> [WRITTEN INSTRUCTION] Leave the pictures out, and output exactly the lines from the one containing "Generate a Python" through the one containing "d_hours = [0.0, 0.168, 0.336, 0.504, 0.672, 0.84]".

> [LISTING]
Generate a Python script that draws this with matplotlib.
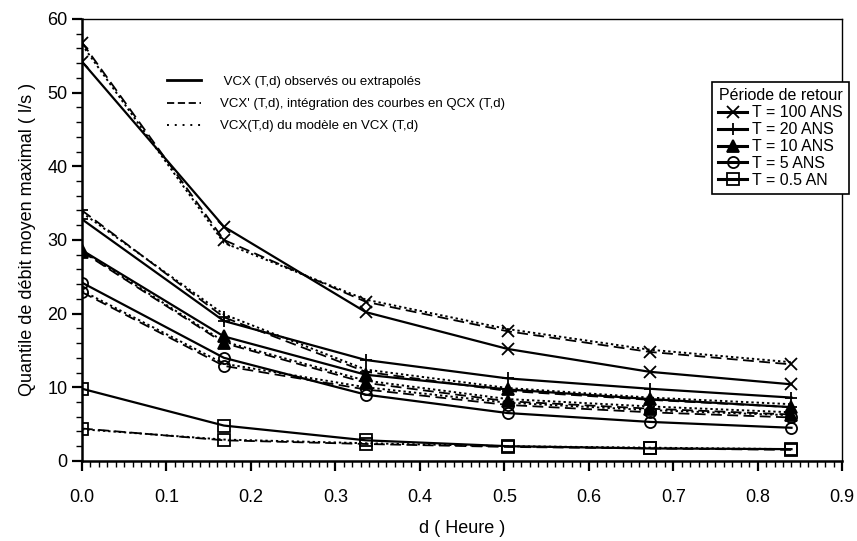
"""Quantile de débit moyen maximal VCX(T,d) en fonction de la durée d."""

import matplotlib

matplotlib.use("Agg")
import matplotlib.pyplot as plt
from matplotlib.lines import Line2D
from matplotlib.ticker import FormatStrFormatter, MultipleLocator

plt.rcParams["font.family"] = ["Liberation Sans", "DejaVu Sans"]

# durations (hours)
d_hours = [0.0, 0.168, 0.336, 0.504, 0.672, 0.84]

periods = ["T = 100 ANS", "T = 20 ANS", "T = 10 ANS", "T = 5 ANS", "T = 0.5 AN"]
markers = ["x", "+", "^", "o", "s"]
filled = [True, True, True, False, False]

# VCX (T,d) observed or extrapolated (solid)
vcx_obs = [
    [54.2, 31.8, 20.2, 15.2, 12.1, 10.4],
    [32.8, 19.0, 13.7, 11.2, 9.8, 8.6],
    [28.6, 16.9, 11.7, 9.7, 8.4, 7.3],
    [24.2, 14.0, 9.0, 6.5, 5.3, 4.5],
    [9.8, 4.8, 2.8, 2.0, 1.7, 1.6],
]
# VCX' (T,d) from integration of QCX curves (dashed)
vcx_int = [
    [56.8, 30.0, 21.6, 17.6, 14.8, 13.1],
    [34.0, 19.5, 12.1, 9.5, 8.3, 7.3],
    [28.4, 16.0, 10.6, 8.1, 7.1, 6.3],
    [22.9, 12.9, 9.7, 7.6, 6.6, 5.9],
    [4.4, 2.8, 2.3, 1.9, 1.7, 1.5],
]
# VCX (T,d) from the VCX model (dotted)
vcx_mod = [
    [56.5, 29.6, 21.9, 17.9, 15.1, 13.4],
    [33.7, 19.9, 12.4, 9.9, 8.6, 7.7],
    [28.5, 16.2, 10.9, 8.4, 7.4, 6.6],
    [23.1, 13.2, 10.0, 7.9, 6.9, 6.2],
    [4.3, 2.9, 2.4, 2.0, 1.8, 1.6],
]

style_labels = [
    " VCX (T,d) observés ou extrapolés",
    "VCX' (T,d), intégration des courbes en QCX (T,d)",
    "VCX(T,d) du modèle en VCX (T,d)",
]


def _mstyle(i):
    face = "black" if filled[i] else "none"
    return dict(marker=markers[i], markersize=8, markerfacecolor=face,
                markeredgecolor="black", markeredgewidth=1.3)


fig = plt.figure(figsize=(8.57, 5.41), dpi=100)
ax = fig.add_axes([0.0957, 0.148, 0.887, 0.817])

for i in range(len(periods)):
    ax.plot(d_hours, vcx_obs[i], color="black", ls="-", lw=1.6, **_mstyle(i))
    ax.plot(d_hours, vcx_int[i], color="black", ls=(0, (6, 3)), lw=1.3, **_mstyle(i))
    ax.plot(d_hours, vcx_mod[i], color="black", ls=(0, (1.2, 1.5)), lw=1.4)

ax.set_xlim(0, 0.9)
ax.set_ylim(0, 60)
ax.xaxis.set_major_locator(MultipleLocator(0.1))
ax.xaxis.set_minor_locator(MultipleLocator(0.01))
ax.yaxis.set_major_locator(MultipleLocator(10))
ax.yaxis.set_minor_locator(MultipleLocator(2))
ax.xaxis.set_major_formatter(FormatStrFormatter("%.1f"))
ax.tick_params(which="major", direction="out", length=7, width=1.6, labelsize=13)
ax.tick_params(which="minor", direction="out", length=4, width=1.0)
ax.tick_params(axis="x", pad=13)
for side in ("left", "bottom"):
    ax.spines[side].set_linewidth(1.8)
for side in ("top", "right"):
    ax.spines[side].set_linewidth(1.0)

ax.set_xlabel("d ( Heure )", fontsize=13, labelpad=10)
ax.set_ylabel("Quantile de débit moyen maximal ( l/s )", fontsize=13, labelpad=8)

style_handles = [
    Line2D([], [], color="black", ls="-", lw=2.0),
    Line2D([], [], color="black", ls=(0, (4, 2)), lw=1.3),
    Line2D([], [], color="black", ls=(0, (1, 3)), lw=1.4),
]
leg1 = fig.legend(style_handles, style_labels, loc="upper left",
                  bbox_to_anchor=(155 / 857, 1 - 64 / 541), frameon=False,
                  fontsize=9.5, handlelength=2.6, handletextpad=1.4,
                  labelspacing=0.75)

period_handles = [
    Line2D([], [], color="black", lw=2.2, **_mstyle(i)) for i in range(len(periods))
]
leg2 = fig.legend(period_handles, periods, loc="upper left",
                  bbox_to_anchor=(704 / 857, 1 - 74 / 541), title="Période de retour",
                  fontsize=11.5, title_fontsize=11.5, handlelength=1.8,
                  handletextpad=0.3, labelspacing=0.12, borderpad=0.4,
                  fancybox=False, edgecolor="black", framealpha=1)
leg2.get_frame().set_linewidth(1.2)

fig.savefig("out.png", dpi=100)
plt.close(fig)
* * *
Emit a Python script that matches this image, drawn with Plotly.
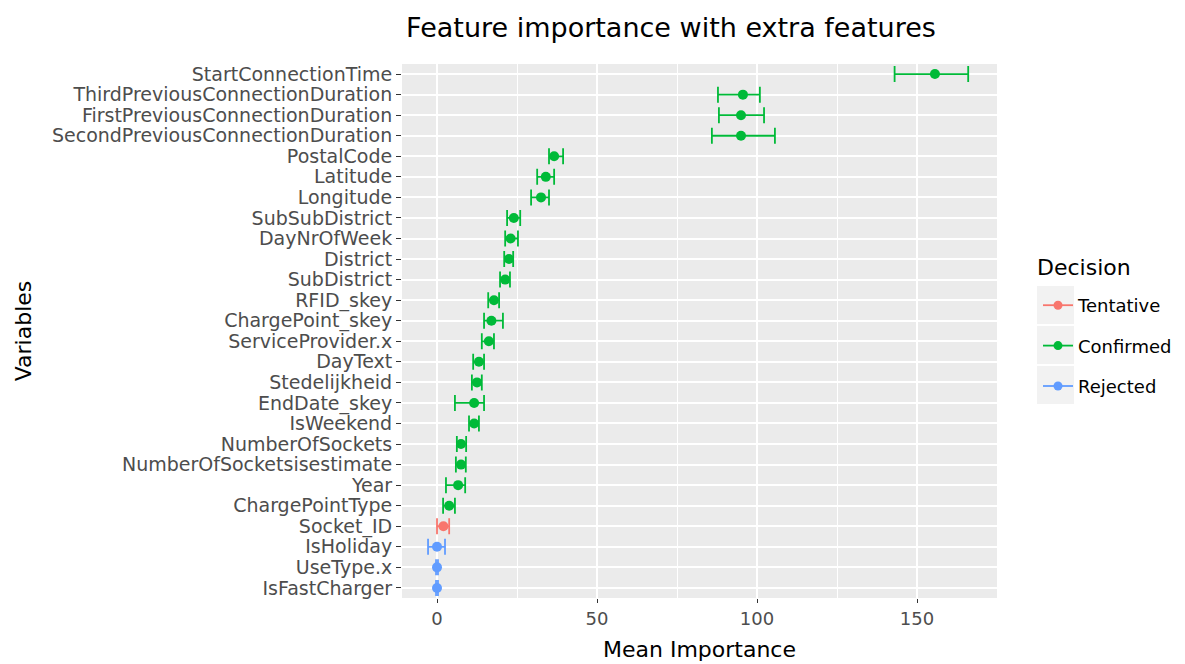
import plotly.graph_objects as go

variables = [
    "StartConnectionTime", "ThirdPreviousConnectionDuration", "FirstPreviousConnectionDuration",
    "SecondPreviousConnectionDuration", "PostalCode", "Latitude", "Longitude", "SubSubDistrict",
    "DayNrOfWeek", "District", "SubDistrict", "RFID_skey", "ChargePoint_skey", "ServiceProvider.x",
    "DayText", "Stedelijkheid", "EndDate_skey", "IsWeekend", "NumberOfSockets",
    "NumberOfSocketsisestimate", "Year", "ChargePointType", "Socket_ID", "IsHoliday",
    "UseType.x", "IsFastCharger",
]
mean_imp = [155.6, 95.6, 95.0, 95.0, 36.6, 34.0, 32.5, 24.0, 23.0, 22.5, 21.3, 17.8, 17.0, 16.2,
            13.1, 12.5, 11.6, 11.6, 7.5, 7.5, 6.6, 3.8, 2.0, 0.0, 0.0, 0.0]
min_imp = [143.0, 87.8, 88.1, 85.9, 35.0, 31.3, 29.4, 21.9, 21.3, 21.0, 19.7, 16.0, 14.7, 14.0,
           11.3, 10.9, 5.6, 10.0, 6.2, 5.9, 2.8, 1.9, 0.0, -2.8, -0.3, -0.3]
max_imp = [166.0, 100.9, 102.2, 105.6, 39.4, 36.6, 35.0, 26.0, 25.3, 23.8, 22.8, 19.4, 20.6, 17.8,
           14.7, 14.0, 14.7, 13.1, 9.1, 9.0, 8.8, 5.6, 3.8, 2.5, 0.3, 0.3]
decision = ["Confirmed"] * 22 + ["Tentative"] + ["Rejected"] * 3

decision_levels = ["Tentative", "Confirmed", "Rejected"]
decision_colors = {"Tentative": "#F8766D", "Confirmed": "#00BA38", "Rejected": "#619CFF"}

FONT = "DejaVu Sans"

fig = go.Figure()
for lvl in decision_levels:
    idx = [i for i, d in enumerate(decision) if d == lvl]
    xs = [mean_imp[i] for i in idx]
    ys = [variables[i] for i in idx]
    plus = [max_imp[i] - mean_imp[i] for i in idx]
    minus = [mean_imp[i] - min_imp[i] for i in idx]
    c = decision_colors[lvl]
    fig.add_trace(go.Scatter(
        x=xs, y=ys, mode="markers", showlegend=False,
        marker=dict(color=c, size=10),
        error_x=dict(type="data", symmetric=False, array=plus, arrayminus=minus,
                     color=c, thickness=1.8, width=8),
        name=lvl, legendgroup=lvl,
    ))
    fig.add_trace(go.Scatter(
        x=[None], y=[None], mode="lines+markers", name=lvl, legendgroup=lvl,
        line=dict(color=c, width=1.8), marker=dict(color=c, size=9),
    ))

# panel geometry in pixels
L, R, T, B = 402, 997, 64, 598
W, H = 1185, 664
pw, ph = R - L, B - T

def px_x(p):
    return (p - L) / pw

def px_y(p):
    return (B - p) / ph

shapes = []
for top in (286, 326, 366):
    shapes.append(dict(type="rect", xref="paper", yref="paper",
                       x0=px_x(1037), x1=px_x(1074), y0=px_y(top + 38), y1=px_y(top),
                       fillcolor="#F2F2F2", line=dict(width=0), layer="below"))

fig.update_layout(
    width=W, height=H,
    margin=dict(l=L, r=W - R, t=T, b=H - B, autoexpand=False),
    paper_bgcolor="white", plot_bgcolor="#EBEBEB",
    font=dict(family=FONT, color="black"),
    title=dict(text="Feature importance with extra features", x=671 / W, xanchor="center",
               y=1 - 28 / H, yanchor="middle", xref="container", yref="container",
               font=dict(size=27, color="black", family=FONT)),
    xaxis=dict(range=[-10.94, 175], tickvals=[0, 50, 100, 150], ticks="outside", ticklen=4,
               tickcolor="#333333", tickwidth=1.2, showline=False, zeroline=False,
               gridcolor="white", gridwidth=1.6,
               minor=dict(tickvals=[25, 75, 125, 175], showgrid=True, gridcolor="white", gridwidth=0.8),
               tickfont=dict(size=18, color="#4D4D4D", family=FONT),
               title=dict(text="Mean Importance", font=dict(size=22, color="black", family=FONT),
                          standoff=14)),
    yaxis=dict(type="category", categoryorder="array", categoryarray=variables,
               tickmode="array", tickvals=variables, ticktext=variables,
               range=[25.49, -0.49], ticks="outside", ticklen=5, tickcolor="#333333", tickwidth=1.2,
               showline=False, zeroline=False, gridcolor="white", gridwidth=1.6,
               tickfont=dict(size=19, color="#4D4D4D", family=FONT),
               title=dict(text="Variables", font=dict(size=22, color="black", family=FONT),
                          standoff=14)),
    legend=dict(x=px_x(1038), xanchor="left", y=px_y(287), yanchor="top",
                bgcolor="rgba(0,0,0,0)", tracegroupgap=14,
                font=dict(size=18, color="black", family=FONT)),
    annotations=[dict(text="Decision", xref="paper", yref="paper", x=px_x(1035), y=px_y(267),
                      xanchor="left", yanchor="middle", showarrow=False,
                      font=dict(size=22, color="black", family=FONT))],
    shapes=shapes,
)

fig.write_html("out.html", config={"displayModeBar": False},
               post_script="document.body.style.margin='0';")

> [FULL OUTPUT]
Generate a Python script that draws this with matplotlib.
"""Quantile de débit moyen maximal VCX(T,d) en fonction de la durée d."""

import matplotlib

matplotlib.use("Agg")
import matplotlib.pyplot as plt
from matplotlib.lines import Line2D
from matplotlib.ticker import FormatStrFormatter, MultipleLocator

plt.rcParams["font.family"] = ["Liberation Sans", "DejaVu Sans"]

# durations (hours)
d_hours = [0.0, 0.168, 0.336, 0.504, 0.672, 0.84]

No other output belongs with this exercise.